Basically, the greater the support drawn from the marriage, the greater the potential marital interest.

Assessing business value

When it comes to defining the value of an established business, the old "book value" approach doesn't capture a company's potential. It's just not as simple as subtracting the debts from the value. This area of negotiation often has the parties claiming vastly different numbers.

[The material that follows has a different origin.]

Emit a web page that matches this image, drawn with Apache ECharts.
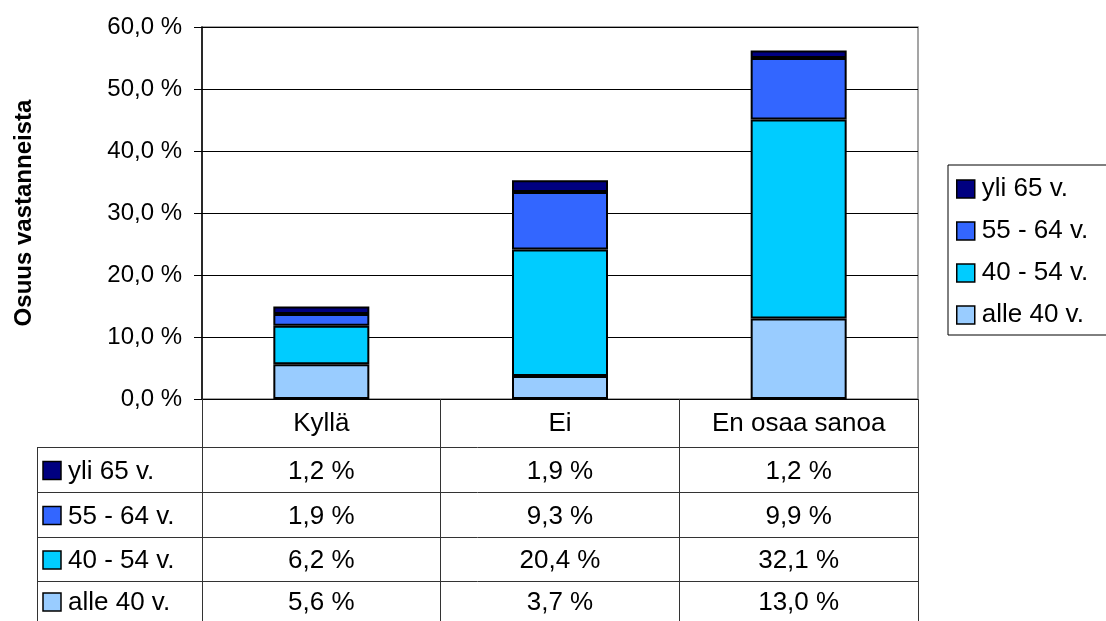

  • Growth or shrinkage: This can be a highly speculative. Often one side points to an emerging robust economy. The other predicts an industry downturn. Making your case often comes down to who can provide the more persuasive data and expert valuations.
  • The practice: Take a business like the TV show Flip or Flop. The house-flipping hosts who recently separated are the business. There is no real brick and mortar structure, just their joint charm and charisma. In terms of putting a value on their "business," one would have to look at things like TV ratings and the show's life expectancy. Keep in mind, without them, there is no business. The same holds true for professionals such as doctors, life coaches, motivational speakers, and real estate agents among others.
  • The recession: When facing divorce, it's common that a company will see a sharp and unexpected dip in revenue. This is a pretty standard tactic used to avoid paying a spouse full value.

Marital debt

Determining marital debt follows a similar line of thinking as community property and equitable distribution. The negatives that occur during the marriage count. It doesn't matter that one spouse or the other took on the debt, even personally. Also, the same exceptions apply to debt.

Things like student loans that were taken out before you were married do not become part of the marital obligation. But if someone went back to school and paid via loans while married, that may count against your portfolio. It may be wise to have a record of debts and dates to show what is and is not your responsibility.